October 20, 2011
Genes That Make Human Brain Distinctively Human

Why are humans smarter than other species? About 50 to 60 genes unique to humans are involved in building and operating the frontal cortex of the brain.

Young genes that appeared after the primate branch split off from other mammal species are more likely to be expressed in the developing human brain, a new analysis finds. The correlation suggests that evolutionarily recent genes, which have been largely ignored by scientists thus far, may be responsible for constructing the uniquely powerful human brain. The findings are published October 18 in the online, open access journal PLoS Biology.

"We found that there is a correlation between new gene origination and the evolution of the brain," said senior author Manyuan Long, PhD, Professor of Ecology & Evolution at the University of Chicago. "There are some 50 to 60 human-specific genes in the frontal cortex of the brain, the part that makes humans diverge with other non-human primates."

These genes are good candidates to compare people to identify the genes that cause IQ differences.

Here's the report: Accelerated Recruitment of New Brain Development Genes into the Human Genome

These genes express early in development:

The researchers found that a higher percentage of primate-specific young genes were expressed in the brain compared to mouse-specific young genes. Human-specific young genes also were more likely to be expressed in the recently expanded human brain structures, such as the neocortex and prefrontal cortex.

"Newer genes are found in newer parts of the human brain," said Yong Zhang, PhD, postdoctoral researcher and first author on the study. "We know the brain is the most remarkable difference between humans and other mammals and primates. These new genes are a candidate for future studies, as they are more likely to underlie this difference."

The timing of when the young human-specific genes are expressed in the brain also intrigued the researchers. Inspired by an ultrasound appointment with his pregnant wife, Zhang calculated when young genes were expressed in the human brain, discovering that they were more likely to appear during fetal or infant development.

The early activity of these genes suggests scientists should be looking at earlier developmental stages for genetic activity that ultimately shapes the complexity of the human brain.

These genes probably don't just play a role in boosting IQ. They might make unique human behaviors manifest as well.

Share |      Randall Parker, 2011 October 20 06:02 AM  Brain Intelligence


Comments
JP Straley said at October 20, 2011 6:58 AM:

"Young" genes may also be associated with the extraordinary lifespan humans display compared to other mammals?
JP Straley

Randall Parker said at October 20, 2011 8:54 PM:

JP,

That makes sense. Basically, any way we differ from other species stand a decent chance of being at least partially caused by new genes.

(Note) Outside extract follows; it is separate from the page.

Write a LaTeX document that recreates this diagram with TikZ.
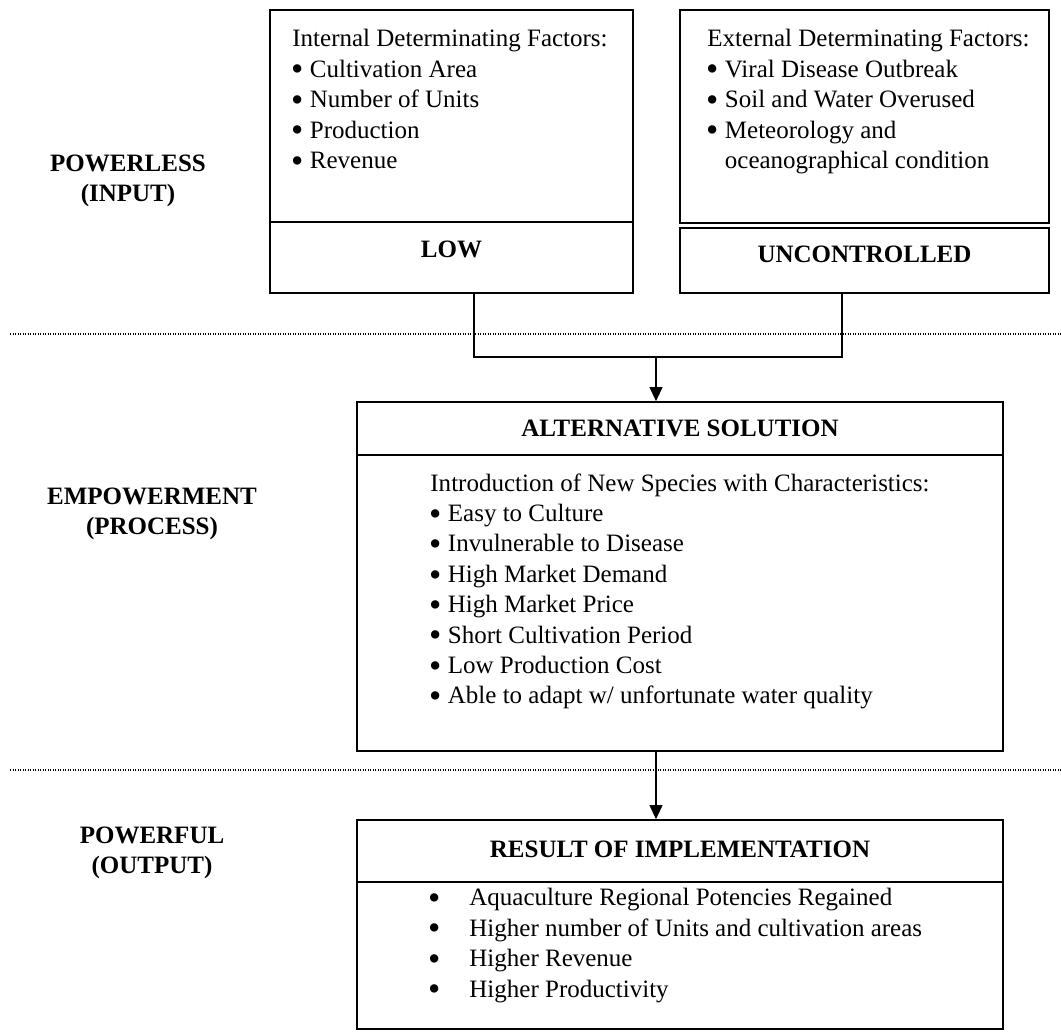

I'm curious to know how many new genes were formed from old genes recombining and how many from genes that jumped over from viruses.

Fat Man said at October 20, 2011 8:59 PM:

"extraordinary lifespan humans display"

Compared to what? What is the average life span of hunter gatherers who have no acess to modern medicine? 40 years? Whales can live for more than a century. Elephants in zoos lie quite a long time as well.

Brett Bellmore said at October 21, 2011 4:50 AM:

Fat Man, humans are something of outliers in terms of longevity, whether you're looking at longevity vs brain fraction, number of heartbeats, energy processed per kg over lifespan... There are a few species which have us beat, but not many.

Longevity seems to correlate with ability to avoid predation. Makes sense, if you're being eaten in your youth, you never get a chance to age, so why would evolution select against genes that promote fast aging? This suggests we're evolving longer lifespans now, not that it does any of us any good.